§ Exercise material
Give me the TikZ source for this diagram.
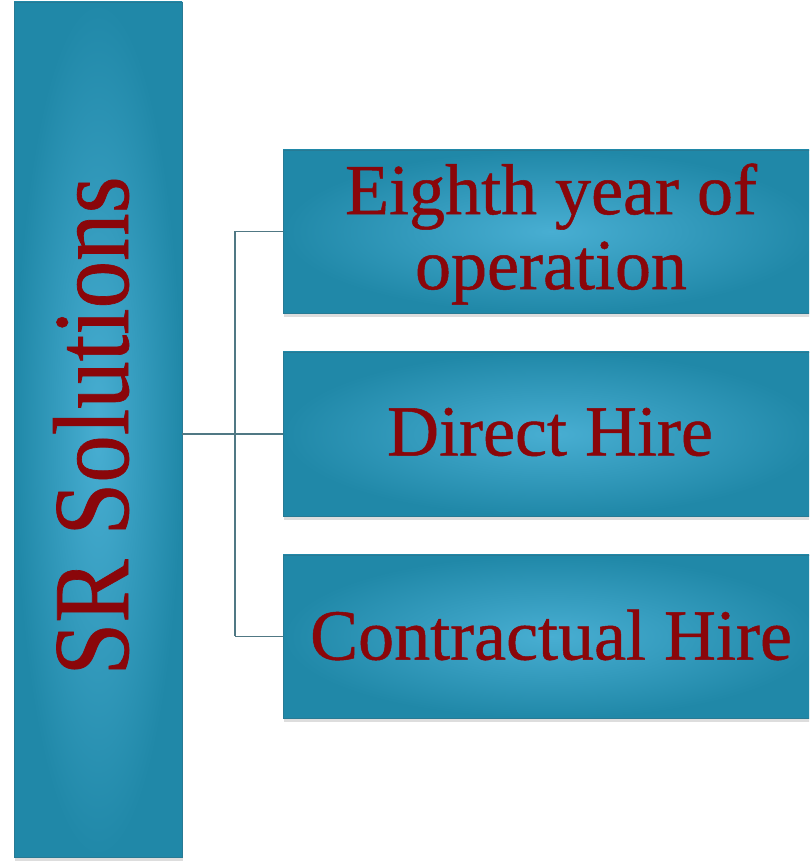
\documentclass[tikz,border=0pt]{standalone}
\usepackage{fontspec}
\setmainfont{Liberation Serif}
\newfontfamily\boxfont{Liberation Serif}[FakeBold=0.7]
\usetikzlibrary{shadows}
\definecolor{boxouter}{RGB}{32,136,168}
\definecolor{boxinner}{RGB}{72,174,210}
\definecolor{boxedge}{RGB}{40,122,148}
\definecolor{txtred}{RGB}{138,6,10}
\definecolor{linkcol}{RGB}{80,120,132}
\tikzset{
  tealbox/.style={rectangle, inner color=boxinner, outer color=boxouter,
    draw=boxedge, line width=0.8pt, inner sep=0pt,
    drop shadow={shadow xshift=1pt, shadow yshift=-4pt, opacity=0.22, fill=black!60}},
  itemtext/.style={text=txtred, font=\boxfont\fontsize{72}{75}\selectfont, align=center},
  link/.style={draw=linkcol, line width=1.4pt}
}
\begin{document}
\begin{tikzpicture}[x=1pt,y=1pt]
\useasboundingbox (0,0) rectangle (809,864);
\clip (0,0) rectangle (809,864);
\fill[white] (0,0) rectangle (809,864);
\node[tealbox, minimum width=168pt, minimum height=855pt] (root) at (98,434.5) {};
\node[tealbox, minimum width=536pt, minimum height=163pt] (b1) at (551,632.5) {};
\node[tealbox, minimum width=536pt, minimum height=164pt] (b2) at (551,430) {};
\node[tealbox, minimum width=536pt, minimum height=163pt] (b3) at (551,227.5) {};
\node[text=txtred, rotate=90, anchor=base, inner sep=0pt] (roottext) at (128,438)
  {\scalebox{0.88}[1]{\boxfont\fontsize{108}{110}\selectfont SR Solutions}};
\node[itemtext] (t1) at (551,630) {Eighth year of\\operation};
\node[itemtext] (t2) at (550,432) {Direct Hire};
\node[itemtext] (t3) at (551,229) {Contractual Hire};
\coordinate (j) at (235,430);
\draw[link] (root.east |- b2.west) -- (b2.west);
\draw[link] (j |- b1.west) -- (j |- b3.west);
\draw[link] (j |- b1.west) -- (b1.west);
\draw[link] (j |- b3.west) -- (b3.west);
\end{tikzpicture}
\end{document}
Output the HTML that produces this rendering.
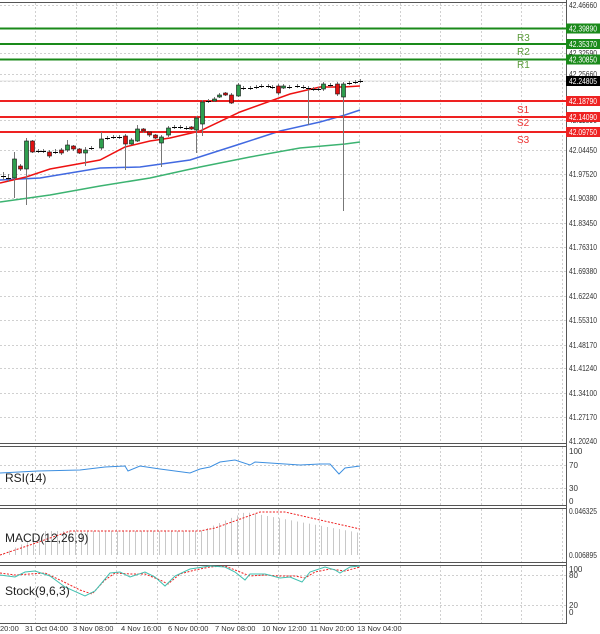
<!DOCTYPE html>
<html><head><meta charset="utf-8"><style>
body{margin:0;background:#fff}
svg{display:block;font-family:"Liberation Sans",sans-serif}
</style></head><body>
<svg id="s" width="600" height="634" viewBox="0 0 600 634" xmlns="http://www.w3.org/2000/svg">
<rect width="600" height="634" fill="#fff"/>
<g id="grid" stroke="#d0d0d0" stroke-dasharray="2,2" stroke-width="1"></g>
<polyline fill="none" stroke="#3cb371" stroke-width="1.5" points="0,202 50,195 100,186 150,178 200,167 250,157 300,148 345,144 360,142"/>
<polyline fill="none" stroke="#4169e1" stroke-width="1.5" points="0,180 40,178 100,168 140,167 190,160 240,144 280,131 320,122 345,115 360,110"/>
<polyline fill="none" stroke="#ee1111" stroke-width="1.5" points="0,183 26,177 50,169 100,160 125,147 150,141 170,138 200,131 240,112 290,94 320,87 343,87 360,86"/>
<g stroke-width="2">
<line x1="0" x2="566" y1="28.5" y2="28.5" stroke="#1a8a1a"/>
<line x1="0" x2="566" y1="44" y2="44" stroke="#1a8a1a"/>
<line x1="0" x2="566" y1="59.5" y2="59.5" stroke="#1a8a1a"/>
<line x1="0" x2="566" y1="101" y2="101" stroke="#ee2222"/>
<line x1="0" x2="566" y1="117" y2="117" stroke="#ee2222"/>
<line x1="0" x2="566" y1="132" y2="132" stroke="#ee2222"/>
</g>
<line x1="0" x2="566" y1="81" y2="81" stroke="#e0e0e0"/>
<g font-size="10">
<text x="517" y="41" fill="#5a9a3a">R3</text>
<text x="517" y="55" fill="#5a9a3a">R2</text>
<text x="517" y="68" fill="#5a9a3a">R1</text>
<text x="517" y="113" fill="#ee3333">S1</text>
<text x="517" y="126" fill="#ee3333">S2</text>
<text x="517" y="143" fill="#ee3333">S3</text>
</g>
<g id="candles"></g>
<g fill="none" stroke="#555" stroke-width="1">
<line x1="0" y1="2.5" x2="566" y2="2.5"/>
<line x1="566.5" y1="0" x2="566.5" y2="624"/>
<line x1="0" y1="443.5" x2="566" y2="443.5"/>
<line x1="0" y1="446.5" x2="566" y2="446.5"/>
<line x1="0" y1="505.5" x2="566" y2="505.5"/>
<line x1="0" y1="508.5" x2="566" y2="508.5"/>
<line x1="0" y1="562.5" x2="566" y2="562.5"/>
<line x1="0" y1="565.5" x2="566" y2="565.5"/>
<line x1="0" y1="623.5" x2="566" y2="623.5"/>
</g>
<g id="axis" font-size="8" fill="#333"></g>
<polyline fill="none" stroke="#3d8fe0" stroke-width="1" points="0,473 38,471 80,470 105,467 125,466 128,471 140,466 160,469 190,473 200,469 210,467 220,462 235,460 250,465 255,462 270,463 300,465 320,464 330,464 339,474 345,468 360,466"/>
<text x="5" y="482" font-size="12" fill="#222">RSI(14)</text>
<g id="macd" stroke="#c8c8c8" stroke-width="1"></g>
<polyline fill="none" stroke="#ee2222" stroke-dasharray="2,1.5" stroke-width="1" points="0,555 30,545 70,531 200,531 215,528 260,512 285,512 320,520 360,529"/>
<text x="5" y="542" font-size="12" fill="#222">MACD(12,26,9)</text>
<polyline fill="none" stroke="#ee2222" stroke-dasharray="2,1.5" stroke-width="1" points="0,573 15,575 30,574 45,573 60,580 80,590 92,594 105,580 115,573 130,574 145,574 160,580 168,584 180,574 195,570 210,567 225,566 240,572 250,576 265,575 280,576 295,576 305,578 315,572 330,569 345,571 360,567"/>
<polyline fill="none" stroke="#40c0b0" stroke-width="1" points="0,575 15,577 25,572 35,571 50,576 65,587 85,596 95,591 110,573 120,572 130,577 145,572 155,577 165,586 175,576 190,569 210,566 225,567 235,572 245,580 250,574 265,574 280,578 290,577 302,582 310,572 325,567 335,570 340,573 350,567 360,566"/>
<text x="5" y="595" font-size="12" fill="#222">Stock(9,6,3)</text>
<g font-size="7.5" fill="#333">
<text x="0" y="631">20:00</text>
<text x="25" y="631">31 Oct 04:00</text>
<text x="73" y="631">3 Nov 08:00</text>
<text x="121" y="631">4 Nov 16:00</text>
<text x="168" y="631">6 Nov 00:00</text>
<text x="215" y="631">7 Nov 08:00</text>
<text x="262" y="631">10 Nov 12:00</text>
<text x="310" y="631">11 Nov 20:00</text>
<text x="357" y="631">13 Nov 04:00</text>
</g>
</svg>
<script>
var NS="http://www.w3.org/2000/svg";
function el(p,t,a,txt){var e=document.createElementNS(NS,t);for(var k in a)e.setAttribute(k,a[k]);if(txt!=null)e.textContent=txt;p.appendChild(e);return e;}
var g=document.getElementById('grid');
var hy=[5,28,44,53,59,74,81,101,117,120,132,150,174,198,223,247,271,296,320,345,368,393,417];
hy.forEach(function(y){el(g,'line',{x1:0,x2:566,y1:y+.5,y2:y+.5});});
for(var x=35;x<566;x+=40.5){
 [[3,443],[447,505],[509,562],[566,623]].forEach(function(r){el(g,'line',{x1:Math.round(x)+.5,x2:Math.round(x)+.5,y1:r[0],y2:r[1]});});
}
[465,488].forEach(function(y){el(g,'line',{x1:0,x2:566,y1:y+.5,y2:y+.5});});
[575,605].forEach(function(y){el(g,'line',{x1:0,x2:566,y1:y+.5,y2:y+.5});});
var ax=document.getElementById('axis');
var labs=[[5,"42.46660"],[53,"42.32590"],[74,"42.25660"],[120,"42.11590"],[150,"42.04450"],[174,"41.97520"],[198,"41.90380"],[223,"41.83450"],[247,"41.76310"],[271,"41.69380"],[296,"41.62240"],[320,"41.55310"],[345,"41.48170"],[368,"41.41240"],[393,"41.34100"],[417,"41.27170"],[441,"41.20240"],
[451,"100"],[465,"70"],[488,"30"],[501,"0"],[511,"0.046325"],[555,"0.006895"],[569,"100"],[575,"80"],[605,"20"],[612,"0"]];
labs.forEach(function(l){var a={x:569,y:l[0]+3};if(l[1].length>=8){a.textLength=28;a.lengthAdjust='spacingAndGlyphs';}el(ax,'text',a,l[1]);});
var boxes=[[28.5,"42.39890","#1a8a1a"],[44,"42.35370","#1a8a1a"],[59.5,"42.30850","#1a8a1a"],[81,"42.24805","#000"],[101,"42.18790","#ee2222"],[117,"42.14090","#ee2222"],[132,"42.09750","#ee2222"]];
boxes.forEach(function(b){el(ax,'rect',{x:566,y:b[0]-5,width:34,height:10,fill:b[2]});el(ax,'text',{x:569,y:b[0]+3,fill:'#fff',textLength:28,lengthAdjust:'spacingAndGlyphs'},b[1]);});
var C=[[3,176,176,172,180],[8,178,178,174,182],[14,178,159,152,198],[20,166,169,164,171],[26,169,141,138,205],[32,141,152,140,153],[38,151,151,149,153],[43,151,151,149,153],[49,152,156,150,158],[55,152,152,149,154],[61,150,153,148,155],[67,150,145,140,152],[73,146,149,145,151],[79,149,153,148,154],[85,153,150,147,166],[91,148,148,146,150],[101,148,139,132,150],[107,138,138,136,140],[113,137,137,135,139],[119,137,137,135,139],[125,136,144,134,170],[131,144,140,138,145],[137,141,129,125,142],[143,129,131,128,133],[149,132,135,131,137],[155,135,138,134,139],[161,143,137,135,167],[168,135,128,126,137],[174,127,127,125,129],[180,127,127,125,129],[186,128,128,126,130],[191,127,129,126,130],[196,130,118,116,153],[202,124,102,100,136],[208,101,101,99,103],[214,101,99,97,102],[219,97,95,93,98],[225,93,95,92,96],[231,95,103,93,104],[238,96,85,83,97],[243,88,88,86,90],[250,88,88,86,90],[256,87,87,85,89],[261,86,86,84,88],[268,86,86,84,88],[272,87,87,85,89],[278,86,93,84,95],[283,88,86,84,89],[289,87,87,85,89],[297,86,86,84,88],[303,87,87,85,89],[308,88,88,86,125],[313,89,89,87,91],[318,89,90,87,91],[323,89,84,82,91],[330,85,85,83,87],[337,84,94,82,96],[343,97,84,82,211],[349,83,83,81,85],[355,82,82,80,84],[360,81,81,79,83]];
var cg=document.getElementById('candles');
C.forEach(function(c){
 var x=c[0],o=c[1],cl=c[2],h=c[3],l=c[4];
 el(cg,'line',{x1:x+.5,x2:x+.5,y1:h,y2:l,stroke:'#777'});
 var t=Math.min(o,cl),b=Math.max(o,cl);
 if(b-t<1.5){el(cg,'line',{x1:x-2,x2:x+3,y1:t+.5,y2:t+.5,stroke:'#000'});}
 else el(cg,'rect',{x:x-1.5,y:t,width:4,height:b-t,fill:cl<o?'#2e9e4e':'#e01010',stroke:'#111','stroke-width':.6});
});
var mg=document.getElementById('macd');
function mtop(x){if(x<40)return 555-(x/40)*20; if(x<200)return 531; if(x<245)return 531-(x-200)/45*19; return 512+(x-245)/115*21;}
for(var x=3;x<=360;x+=6){el(mg,'line',{x1:x+.5,x2:x+.5,y1:mtop(x),y2:555});}
</script>
</body></html>
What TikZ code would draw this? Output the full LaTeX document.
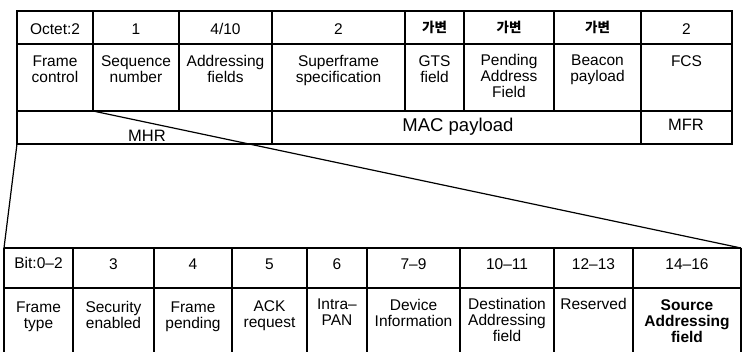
\documentclass[tikz,border=0pt]{standalone}
\usepackage{fontspec}
\setmainfont{Liberation Sans}
\newfontfamily\krfont{Noto Sans CJK KR}
\begin{document}
\begin{tikzpicture}[x=1pt,y=-1pt,
  rule/.style={line width=1.5pt},
  thin/.style={line width=1.2pt},
  lbl/.style={font=\fontsize{15.5}{16}\selectfont, inner sep=0pt, anchor=base, align=center},
  big/.style={font=\fontsize{16.5}{18}\selectfont, inner sep=0pt, anchor=base},
  kor/.style={font=\krfont\bfseries\fontsize{13.5}{14}\selectfont, inner sep=0pt, anchor=base}]
\useasboundingbox (0,0) rectangle (742,351);

% ---- MAC frame (upper table) ----
\coordinate (ftl) at (17,11);
\coordinate (fbr) at (732,144);
\coordinate (mhrsplit) at (93,111);
\coordinate (fbl) at (17,144);
\draw[rule] (ftl) rectangle (fbr);
\draw[thin] (17,44) -- (732,44);
\draw[thin] (17,111) -- (732,111);
\foreach \x in {93,179,405,464,554} \draw[thin] (\x,11) -- (\x,111);
\foreach \x in {272,641} \draw[thin] (\x,11) -- (\x,144);

% octet counts
\node[lbl] (o1) at (55,34) {Octet:2};
\node[lbl] (o2) at (136,34) {1};
\node[lbl] (o3) at (225.5,34) {4/10};
\node[lbl] (o4) at (338.5,34) {2};
\node[kor] (o5) at (434.5,32.5) {가변};
\node[kor] (o6) at (509,32.5) {가변};
\node[kor] (o7) at (597.5,32.5) {가변};
\node[lbl] (o8) at (686.5,34) {2};

% field names (y is the baseline of the last line)
\node[lbl] (f1) at (55,82) {Frame\\control};
\node[lbl] (f2) at (136,82) {Sequence\\number};
\node[lbl] (f3) at (225.5,82) {Addressing\\fields};
\node[lbl] (f4) at (338.5,82) {Superframe\\specification};
\node[lbl] (f5) at (434.5,82) {GTS\\field};
\node[lbl] (f6) at (509,97) {Pending\\Address\\Field};
\node[lbl] (f7) at (597.5,81) {Beacon\\payload};
\node[lbl] (f8) at (686.5,66) {FCS};

% frame parts
\node[big] (mhr) at (147,141) {MHR};
\node[big, font=\fontsize{18.5}{20}\selectfont] (macp) at (458,131) {MAC payload};
\node[big] (mfr) at (686,130) {MFR};

% ---- frame control field (lower table) ----
\coordinate (ctl) at (4,248);
\coordinate (ctr) at (741,248);
\draw[rule] (4,248) -- (741,248);
\draw[thin] (4,288) -- (741,288);
\foreach \x in {4,73,154,232,307,367,460,554,633,741} \draw[thin] (\x,248) -- (\x,352);

\node[lbl] (b1) at (38.5,268) {Bit:0--2};
\node[lbl] (b2) at (113.5,269) {3};
\node[lbl] (b3) at (193,269) {4};
\node[lbl] (b4) at (269.5,269) {5};
\node[lbl] (b5) at (337,269) {6};
\node[lbl] (b6) at (413.5,269) {7--9};
\node[lbl] (b7) at (507,269) {10--11};
\node[lbl] (b8) at (593.5,269) {12--13};
\node[lbl] (b9) at (687,269) {14--16};

\node[lbl] (c1) at (38.5,328) {Frame\\type};
\node[lbl] (c2) at (113.5,328) {Security\\enabled};
\node[lbl] (c3) at (193,328) {Frame\\pending};
\node[lbl] (c4) at (269.5,327) {ACK\\request};
\node[lbl] (c5) at (337,325) {Intra--\\PAN};
\node[lbl] (c6) at (413.5,326) {Device\\Information};
\node[lbl] (c7) at (507,341) {Destination\\Addressing\\field};
\node[lbl] (c8) at (593.5,309) {Reserved};
\node[lbl, font=\bfseries\fontsize{15.5}{16}\selectfont] (c9) at (687,342) {Source\\Addressing\\field};

% expansion lines from the frame control field
\draw[thin] (fbl) -- (ctl);
\draw[thin] (mhrsplit) -- (ctr);
\end{tikzpicture}
\end{document}
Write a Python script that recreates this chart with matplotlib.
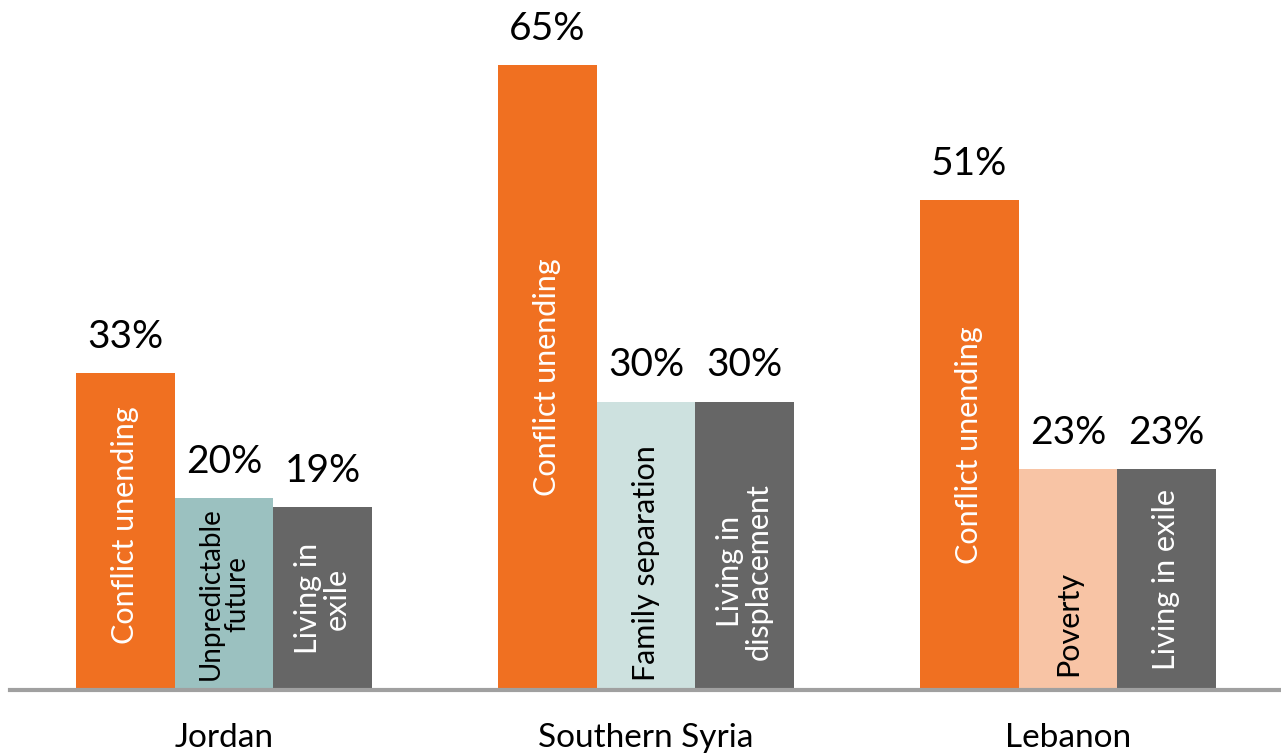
import numpy as np
import matplotlib.pyplot as plt

# data
regions = ["Jordan", "Southern Syria", "Lebanon"]
values = [[33, 20, 19], [65, 30, 30], [51, 23, 23]]
bar_text = [["Conflict unending", "Unpredictable\nfuture", "Living in\nexile"],
            ["Conflict unending", "Family separation", "Living in\ndisplacement"],
            ["Conflict unending", "Poverty", "Living in exile"]]

bar_colors = [["#F07021", "#9BC1C0", "#666666"],
              ["#F07021", "#CDE1DF", "#666666"],
              ["#F07021", "#F8C4A5", "#666666"]]
text_colors = [["white", "black", "white"],
               ["white", "black", "white"],
               ["white", "black", "white"]]
# where the inner text sits, as a fraction of bar height
text_pos = [[0.52, 0.5, 0.5], [0.5, 0.44, 0.41], [0.5, 0.30, 0.5]]
text_size = [[22, 20, 22], [22, 22, 22], [22, 22, 22]]

plt.rcParams['font.family'] = ['Lato', 'DejaVu Sans']

fig = plt.figure(figsize=(12.81, 7.55), dpi=100)
ax = fig.add_axes([10 / 1281, 1 - 690 / 755, 1271 / 1281, 690 / 755])

w = 0.2334
for i, reg in enumerate(regions):
    for j in range(3):
        x = i + (j - 1) * w
        v = values[i][j]
        ax.bar(x, v, width=w, color=bar_colors[i][j], linewidth=0)
        ax.text(x, v + 1.9, f"{v}%", ha="center", va="bottom", fontsize=28)
        ax.text(x, v * text_pos[i][j], bar_text[i][j], rotation=90,
                ha="center", va="center", fontsize=text_size[i][j],
                color=text_colors[i][j], linespacing=1.0)

ax.set_xlim(-0.507, 2.505)
ax.set_ylim(0, 71.8)
ax.axhline(0, color="#A0A0A0", linewidth=3, clip_on=False)
for s in ax.spines.values():
    s.set_visible(False)
ax.set_yticks([])
ax.set_xticks(range(3))
ax.set_xticklabels(regions, fontsize=24)
ax.tick_params(axis="x", length=0, pad=24)

fig.savefig("out.png", dpi=100)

§ Exercise prompt
Only the lines from the one that holds "Write a Python" through the end of the records above should be printed again, exactly as they are. Leave out the pictures.

§ Written answer
Write a Python script that recreates this chart with matplotlib.
import numpy as np
import matplotlib.pyplot as plt

# data
regions = ["Jordan", "Southern Syria", "Lebanon"]
values = [[33, 20, 19], [65, 30, 30], [51, 23, 23]]
bar_text = [["Conflict unending", "Unpredictable\nfuture", "Living in\nexile"],
            ["Conflict unending", "Family separation", "Living in\ndisplacement"],
            ["Conflict unending", "Poverty", "Living in exile"]]

bar_colors = [["#F07021", "#9BC1C0", "#666666"],
              ["#F07021", "#CDE1DF", "#666666"],
              ["#F07021", "#F8C4A5", "#666666"]]
text_colors = [["white", "black", "white"],
               ["white", "black", "white"],
               ["white", "black", "white"]]
# where the inner text sits, as a fraction of bar height
text_pos = [[0.52, 0.5, 0.5], [0.5, 0.44, 0.41], [0.5, 0.30, 0.5]]
text_size = [[22, 20, 22], [22, 22, 22], [22, 22, 22]]

plt.rcParams['font.family'] = ['Lato', 'DejaVu Sans']

fig = plt.figure(figsize=(12.81, 7.55), dpi=100)
ax = fig.add_axes([10 / 1281, 1 - 690 / 755, 1271 / 1281, 690 / 755])

w = 0.2334
for i, reg in enumerate(regions):
    for j in range(3):
        x = i + (j - 1) * w
        v = values[i][j]
        ax.bar(x, v, width=w, color=bar_colors[i][j], linewidth=0)
        ax.text(x, v + 1.9, f"{v}%", ha="center", va="bottom", fontsize=28)
        ax.text(x, v * text_pos[i][j], bar_text[i][j], rotation=90,
                ha="center", va="center", fontsize=text_size[i][j],
                color=text_colors[i][j], linespacing=1.0)

ax.set_xlim(-0.507, 2.505)
ax.set_ylim(0, 71.8)
ax.axhline(0, color="#A0A0A0", linewidth=3, clip_on=False)
for s in ax.spines.values():
    s.set_visible(False)
ax.set_yticks([])
ax.set_xticks(range(3))
ax.set_xticklabels(regions, fontsize=24)
ax.tick_params(axis="x", length=0, pad=24)

fig.savefig("out.png", dpi=100)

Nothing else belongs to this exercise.